They’re right in what they say about flamenco singing. What we get today is adulterated like any other goods from a store. Sugar with ground limestone and coffee with chicory, that’s what these ever so fashionable creations are, actual salads that no one can digest. They even have their wee bit of recitation, greener than green leaves of mint.
The fervent duel between classical and contemporary flamenco was in full swing. That term "adulterated" can still be heard from older generations during our late Paco era. Then there was that "little bit of recitation" that was so fashionable—could it have been Pepe Marchena? El Pinto? I don't think so, they would have been named. The aggressive review continues:
Perhaps the "experts" know. We young people are not responsible for such monstrosities. At the very least, we like cante jondo for its seriousness, for its Spanish essence. Sometimes, when the spirits of flamenco breathe life into it, we get goosebumps. Comparing what we have now with what came before...where are we headed?
Seven decades later, and we haven’t stopped, rather, we’ve accelerated, or better said, transformed. But only the most uncompromising followers speak of adulterated flamenco, while the use of the word "purity" seems almost comical.
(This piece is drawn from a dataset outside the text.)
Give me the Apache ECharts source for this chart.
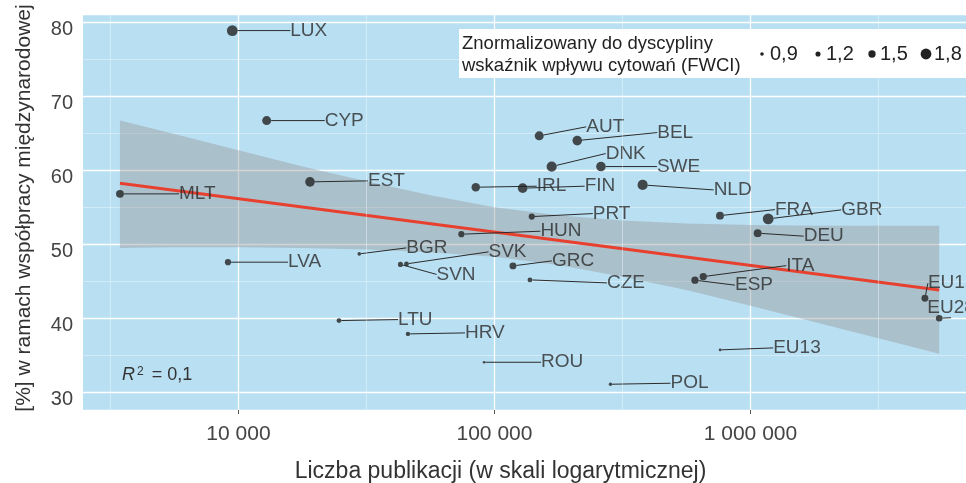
<!DOCTYPE html>
<html>
<head>
<meta charset="utf-8">
<script src="https://cdn.jsdelivr.net/npm/echarts@6/dist/echarts.min.js"></script>
<style>
  html, body { margin: 0; padding: 0; background: #fff; }
  #main { width: 966px; height: 483px; }
</style>
</head>
<body>
<div id="main"></div>
<script>
// data
const countries = ["LUX", "CYP", "MLT", "EST", "LVA", "LTU", "HRV", "ROU", "POL", "EU13",
  "BGR", "SVK", "SVN", "HUN", "PRT", "GRC", "CZE", "FRA", "GBR", "DEU",
  "ITA", "ESP", "EU15", "EU28", "AUT", "BEL", "DNK", "SWE", "IRL", "FIN", "NLD"];
const publications = [9460, 12890, 3444, 19030, 9100, 24700, 45930, 91080, 283900, 761500,
  29640, 45330, 42940, 74260, 139900, 118100, 137600, 760200, 1173000, 1067000,
  654000, 607000, 4803000, 5463000, 149600, 210600, 167300, 260600, 84530, 128900, 379200];
const intlShare = [78.86, 66.7, 56.8, 58.42, 47.57, 39.68, 37.88, 34.05, 31.08, 35.72,
  48.69, 47.34, 47.27, 51.35, 53.73, 47.07, 45.18, 53.86, 53.42, 51.49,
  45.62, 45.14, 42.7, 40.0, 64.64, 64.0, 60.49, 60.49, 57.7, 57.57, 58.01];
const fwci = [1.8, 1.65, 1.55, 1.7, 1.35, 1.15, 1.05, 0.7, 0.85, 0.75,
  0.9, 1.15, 1.2, 1.35, 1.35, 1.45, 1.15, 1.55, 1.8, 1.55,
  1.5, 1.5, 1.45, 1.4, 1.65, 1.7, 1.75, 1.7, 1.6, 1.7, 1.75];

// regression line and its confidence band
const fitX = [3444, 5463000];
const fitY = [58.24, 43.8];
const bandX = [3444, 5623, 10000, 17783, 31623, 56234, 100000, 177828, 316228, 562341, 1000000, 1778279, 3162278, 5463000];
const bandUpper = [66.7, 64.9, 62.7, 60.5, 58.5, 56.6, 55.0, 53.9, 53.2, 52.8, 52.6, 52.5, 52.5, 52.5];
const bandLower = [49.5, 49.6, 49.6, 49.5, 49.3, 48.9, 48.3, 47.2, 45.6, 43.8, 41.7, 39.5, 37.3, 35.2];

// ticks and legend
const xTicks = [10000, 100000, 1000000];
const xMinor = [3162, 31623, 316228, 3162278];
const yTicks = [30, 40, 50, 60, 70, 80];
const sizeBreaks = [0.9, 1.2, 1.5, 1.8];
const sizeLabels = ["0,9", "1,2", "1,5", "1,8"];
const r2Text = "0,1";

// symbol diameter for each legend break
const sizeRange = [3.6, 5.1, 7.3, 10.8];
function sizeFor(f) {
  let i = 0;
  while (i < sizeBreaks.length - 2 && f > sizeBreaks[i + 1]) i++;
  const t = (f - sizeBreaks[i]) / (sizeBreaks[i + 1] - sizeBreaks[i]);
  return Math.max(1.8, sizeRange[i] + t * (sizeRange[i + 1] - sizeRange[i]));
}

// where the text label sits relative to its point (px)
const labelOffset = {
  LUX: [58, 0], CYP: [58, 0], MLT: [59, 0], EST: [58, -1], LVA: [60, 0],
  LTU: [59, -1], HRV: [57, -1], ROU: [57, 0], POL: [60, -1], EU13: [53, -2],
  BGR: [47, -6], SVK: [82, -12], SVN: [36, 10], HUN: [79, -3], PRT: [61, -3],
  GRC: [39, -5], CZE: [77, 3], FRA: [55, -6], GBR: [73, -9], DEU: [46, 3],
  ITA: [83, -11], ESP: [40, 5], EU15: [3, -15], EU28: [-12, -10],
  AUT: [47, -9], BEL: [80, -8], DNK: [54, -13], SWE: [56, 0],
  IRL: [61, -1], FIN: [62, -2], NLD: [71, 5]
};

const FONT = "'Liberation Sans', Arial, sans-serif";
const DOT = "#222";

function fmtThousands(v) {
  return String(Math.round(v)).replace(/\B(?=(\d{3})+(?!\d))/g, " ");
}

let chart = echarts.init(document.getElementById("main"));

let points = publications.map(function (p, i) {
  return { name: countries[i], value: [p, intlShare[i]], symbolSize: sizeFor(fwci[i]) };
});

// legend: white box, title, sized dots
let legendX = [762, 818, 872, 926];
let legendGraphics = [
  { type: "rect", left: 459, top: 29, shape: { width: 520, height: 49 }, style: { fill: "#fff" }, z: 10 },
  { type: "text", left: 462, top: 33, z: 11,
    style: { text: "Znormalizowany do dyscypliny\nwskaźnik wpływu cytowań (FWCI)", fill: "#222",
      font: "18.5px " + FONT, lineHeight: 22 } }
];
sizeBreaks.forEach(function (b, i) {
  let r = sizeFor(b) / 2;
  legendGraphics.push({ type: "circle", x: legendX[i], y: 54, shape: { r: r }, style: { fill: DOT }, z: 11 });
  legendGraphics.push({ type: "text", x: legendX[i] + 8, y: 54, z: 11,
    style: { text: sizeLabels[i], fill: "#222", font: "20px " + FONT, verticalAlign: "middle" } });
});

let option = {
  animation: false,
  textStyle: { fontFamily: FONT },
  grid: {
    left: 83, top: 14, right: 0, bottom: 73,
    outerBoundsMode: "none",
    show: true, backgroundColor: "#b9dff2", borderWidth: 0
  },
  xAxis: {
    type: "log",
    logBase: 10,
    min: 2470,
    max: 6950000,
    name: "Liczba publikacji (w skali logarytmicznej)",
    nameLocation: "middle",
    nameGap: 50,
    nameTextStyle: { fontSize: 23, color: "#333", padding: [0, 48, 0, 0] },
    axisLine: { show: false },
    axisTick: { show: true, customValues: xTicks, length: 4, lineStyle: { color: "#555" } },
    axisLabel: {
      customValues: xTicks, fontSize: 21, color: "#444", margin: 14,
      formatter: function (v) { return fmtThousands(v); }
    },
    splitLine: { show: true, lineStyle: { color: "#fff", width: 1.3 } }
  },
  yAxis: {
    type: "value",
    min: 27.6,
    max: 81.1,
    name: "[%] w ramach współpracy międzynarodowej",
    nameLocation: "middle",
    nameGap: 48,
    nameTextStyle: { fontSize: 21, color: "#333", padding: [0, 0, 0, 8] },
    axisLine: { show: false },
    axisTick: { show: false },
    axisLabel: { customValues: yTicks, fontSize: 20, color: "#444", margin: 10,
      verticalAlign: "top", lineHeight: 14 },
    splitLine: { show: true, lineStyle: { color: "#fff", width: 1.3 } },
    minorTick: { show: false, splitNumber: 2 },
    minorSplitLine: { show: true, lineStyle: { color: "rgba(255,255,255,0.55)", width: 0.7 } }
  },
  graphic: legendGraphics.concat([
    { type: "text", left: 122, top: 366, z: 5,
      style: {
        text: "{i|R}{s|2}{t| = " + r2Text + "}",
        rich: {
          i: { fontSize: 18, fontStyle: "italic", fill: "#333", fontFamily: FONT },
          s: { fontSize: 12, fill: "#333", fontFamily: FONT, verticalAlign: "top", padding: [0, 3, 0, 2] },
          t: { fontSize: 18, fill: "#333", fontFamily: FONT }
        }
      } }
  ]),
  series: [
    {
      // minor vertical grid (half decades)
      type: "line",
      data: [],
      z: 1,
      silent: true,
      markLine: {
        silent: true,
        symbol: "none",
        label: { show: false },
        lineStyle: { color: "rgba(255,255,255,0.55)", width: 0.7, type: "solid" },
        data: xMinor.map(function (v) { return { xAxis: v }; })
      }
    },
    {
      type: "custom",
      z: 2,
      silent: true,
      data: [[bandX[0], bandUpper[0]]],
      renderItem: function (params, api) {
        let pts = [];
        for (let i = 0; i < bandX.length; i++) pts.push(api.coord([bandX[i], bandUpper[i]]));
        for (let i = bandX.length - 1; i >= 0; i--) pts.push(api.coord([bandX[i], bandLower[i]]));
        return { type: "polygon", shape: { points: pts }, style: { fill: "rgba(150,150,150,0.42)" } };
      }
    },
    {
      type: "line",
      z: 3,
      silent: true,
      showSymbol: false,
      data: fitX.map(function (x, i) { return [x, fitY[i]]; }),
      lineStyle: { color: "#e8402e", width: 3 }
    },
    {
      type: "scatter",
      z: 4,
      data: points,
      itemStyle: { color: DOT },
      label: {
        show: true,
        formatter: "{b}",
        position: "right",
        fontSize: 19,
        color: "#2b2b2b"
      },
      labelLine: { show: true, length2: 0, lineStyle: { color: "#2b2b2b", width: 1 } },
      labelLayout: function (params) {
        let o = labelOffset[countries[params.dataIndex]];
        return {
          x: params.rect.x + params.rect.width / 2 + o[0],
          y: params.rect.y + params.rect.height / 2 + o[1],
          align: "left",
          verticalAlign: "middle"
        };
      }
    }
  ]
};
chart.setOption(option);
</script>
</body>
</html>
From the same article and author, we read these phrases alluding to the figure of guitarist Diego del Gastor from Morón, before he became an idol among foreigners, particularly Americans. Barbarita was his mother:
A gypsy girl was born, Barbarita. Her head round as a marble and the hills of Cristóbal. Her son, the boy from El Gastor, an unusual guitarist, a gypsy with fingers like grape vine, skinnier than a wire and with the finest manners. He plays the music of Tárrega in addition to his own profound sort, zambras with the scent of oriental rituals, with the aroma of Asian kingdoms, of abandon and ancestral hatred of Tamerlane the Invader.
This dream-filled gypsy who knows so much about flamenco singing, but is no friend of staged performance, divides his time between the mountains and the countryside, without feathers, like the famous rooster of Morón he worships, searching for the clear horizons of the Cádiz mountain range seasoned with rosemary and thyme.
The article ends with the following prophetic words:
One day, on the rim of the Tajo del Algarín when Diego was sitting on the roof of an Iberian dolmen nostalgically looking out at the Guadaira mountain range, clutching his guitar, he complained “why don’t they put a University of flamenco singing in Spain?”